If you told me that the President of the United States would one day use the words “overdraft fees” in a State of the Union address, I might’ve called you a liar. But this year, President Biden did just that, calling out overdraft fees and other “junk fees” used by companies to overcharge their customers and get away with it. For some, it was a shocking moment. For others, it was a long time coming.
Well, I’d like to think that President Biden would recognize a kindred spirit in Amplify. We’ve been fighting our own battle against overdraft fees for more than a year now.
When Amplify Credit Union got rid of all our banking fees on February 2, 2022, it was a tectonic event. We became the first full service financial institution to enact this policy. It shifted the dynamics of how we do business and how our members view their relationship with their bank.

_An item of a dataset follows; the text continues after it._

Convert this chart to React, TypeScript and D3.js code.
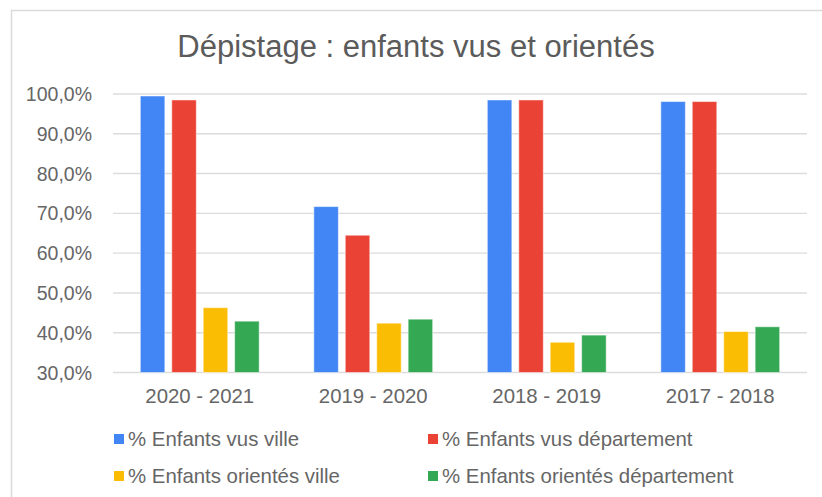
import React, { useEffect, useRef } from 'react';
import * as d3 from 'd3';

const categories = ['2020 - 2021', '2019 - 2020', '2018 - 2019', '2017 - 2018'];
const seriesNames = [
  '% Enfants vus ville',
  '% Enfants vus département',
  '% Enfants orientés ville',
  '% Enfants orientés département',
];
const vusVille = [99.5, 71.7, 98.5, 98.1];
const vusDepartement = [98.5, 64.5, 98.5, 98.1];
const orientesVille = [46.3, 42.4, 37.6, 40.3];
const orientesDepartement = [42.9, 43.4, 39.4, 41.5];
const yTicks = [30, 40, 50, 60, 70, 80, 90, 100];
const colors = ['#4285F4', '#EA4335', '#FBBC04', '#34A853'];

function App() {
  const svgRef = useRef<SVGSVGElement>(null);

  useEffect(() => {
    if (!svgRef.current) return;
    document.body.style.margin = '0';

    const width = 822;
    const height = 497;
    const margin = { top: 94, right: 15, bottom: 124, left: 113 };
    const font = '"Liberation Sans", Arial, sans-serif';
    const series = [vusVille, vusDepartement, orientesVille, orientesDepartement];

    d3.select(svgRef.current).selectAll('*').remove();

    const svg = d3.select(svgRef.current)
      .attr('width', width)
      .attr('height', height)
      .attr('viewBox', `0 0 ${width} ${height}`)
      .style('display', 'block')
      .style('font-family', font);

    svg.append('rect')
      .attr('width', width)
      .attr('height', height)
      .attr('fill', 'white');

    // frame of the chart (top and left edges visible)
    svg.append('path')
      .attr('d', `M11.5,${height} L11.5,10.5 L${width},10.5`)
      .attr('fill', 'none')
      .attr('stroke', '#dadada')
      .attr('stroke-width', 1.5);

    svg.append('text')
      .attr('x', 416)
      .attr('y', 57)
      .attr('text-anchor', 'middle')
      .attr('font-size', '31px')
      .attr('fill', '#5b5b5b')
      .text('Dépistage : enfants vus et orientés');

    const x0 = d3.scaleBand()
      .domain(categories)
      .range([margin.left, width - margin.right])
      .paddingInner(0.315)
      .paddingOuter(0.1575);

    const x1 = d3.scaleBand()
      .domain(d3.range(series.length).map(String))
      .range([0, x0.bandwidth()])
      .paddingInner(0.22);

    const y = d3.scaleLinear()
      .domain([30, 100])
      .range([height - margin.bottom - 0.5, margin.top]);

    const grid = svg.append('g');
    yTicks.forEach(t => {
      grid.append('line')
        .attr('x1', margin.left)
        .attr('x2', width - margin.right)
        .attr('y1', y(t))
        .attr('y2', y(t))
        .attr('stroke', '#dcdcdc')
        .attr('stroke-width', 1.4);

      grid.append('text')
        .attr('x', 92)
        .attr('y', y(t))
        .attr('dy', '0.36em')
        .attr('text-anchor', 'end')
        .attr('font-size', '19.5px')
        .attr('fill', '#666')
        .text(d3.format('.1f')(t).replace('.', ',') + '%');
    });

    const groups = svg.append('g')
      .selectAll('g')
      .data(categories)
      .join('g')
      .attr('transform', d => `translate(${x0(d)},0)`);

    groups.selectAll('rect')
      .data((_, i) => series.map((s, k) => ({ k, v: s[i] })))
      .join('rect')
      .attr('x', d => x1(String(d.k)) as number)
      .attr('width', x1.bandwidth())
      .attr('y', d => y(d.v))
      .attr('height', d => y(30) - y(d.v))
      .attr('fill', d => colors[d.k])
      .attr('stroke', 'white')
      .attr('stroke-opacity', 0.5)
      .attr('stroke-width', 1);

    svg.append('g')
      .selectAll('text')
      .data(categories)
      .join('text')
      .attr('x', d => (x0(d) as number) + x0.bandwidth() / 2)
      .attr('y', 403)
      .attr('text-anchor', 'middle')
      .attr('font-size', '20.4px')
      .attr('fill', '#666')
      .text(d => d);

    // legend, two columns by two rows
    const legendCols = [114, 428];
    const legendRows = [439, 476];
    const legend = svg.append('g');
    seriesNames.forEach((name, k) => {
      const lx = legendCols[k % 2];
      const ly = legendRows[Math.floor(k / 2)];
      legend.append('rect')
        .attr('x', lx)
        .attr('y', ly - 5)
        .attr('width', 10)
        .attr('height', 10)
        .attr('fill', colors[k]);
      legend.append('text')
        .attr('x', lx + 14)
        .attr('y', ly)
        .attr('dy', '0.36em')
        .attr('font-size', '20.4px')
        .attr('fill', '#666')
        .text(name);
    });
  }, []);

  return (
    <div>
      <svg ref={svgRef}></svg>
    </div>
  );
}

export default App;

We forged our own path when industry insiders scoffed and gave us dire predictions about how catastrophic this could be—none of which turned out to be true.
Maybe banks are a little more addicted to fee income than they would like the average Texan to believe.
In 2020, U.S. based financial institutions collectively made $8.82 billion in aggregate fees totaling nearly 6% of bank profits that year. When we crunched the numbers at the end of 2021, we found that the average Amplify member paid three-times as much in fees as they earned in interest. Those are the kind of numbers that make you rethink your entire business model—which is exactly what we did. If the benchmark of any financial institution is to embrace financial freedom for its customers, then we needed to upend the apple cart when it came to our approach to bank fees.
We owe it to our community to evaluate and change the way we generate revenue to ensure equity and quality service to our members and customers. Somewhere along the way, the banking industry decided the best way to do business was to charge the people with the lowest account balances billions of dollars in fees. Well, we gave back nearly $2 million to our members, and we did it as an intentional rejection of the current system. We could not continue to promote a disingenuous brand that is self-serving instead of serving others, and we owned that. The result? Deposits are growing, our employees are excited and our members are happier than ever.
If we really care about financial inclusion, it must be more than just a philanthropy opportunity. Financial inclusion must be baked into our systems at a structural level. There has never been a more appropriate time to collectively make this switch as we know the financial inequities that fees project on low-income consumers, younger consumers and people of color. Our communities cannot thrive if we continue to have financial products that perpetuate the cycle of poverty amongst our neighbors.
This is also why Amplify is pleased to host an affordability summit in April with Mayor Watson’s participation. Affordability in Austin is a growing concern, and it is not just housing that is impacting people’s ability to lead the lives they want to in Austin. This will be an opportunity to bring together other disruptors who can advance the conversation and challenge conventions around financial inclusion and making our region more affordable.
The president is right, fees are junk. Amplify has proven we don’t have to make our members’ lives harder by charging unnecessary fees. There are other paths available to us, ones that empower–not punish–customers in a moment of need. I am proud to lead an organization like Amplify that can restore trust in an industry that has squandered so much goodwill over the past two decades. We know better, so let’s do better. I challenge other institutions to join us in this mission.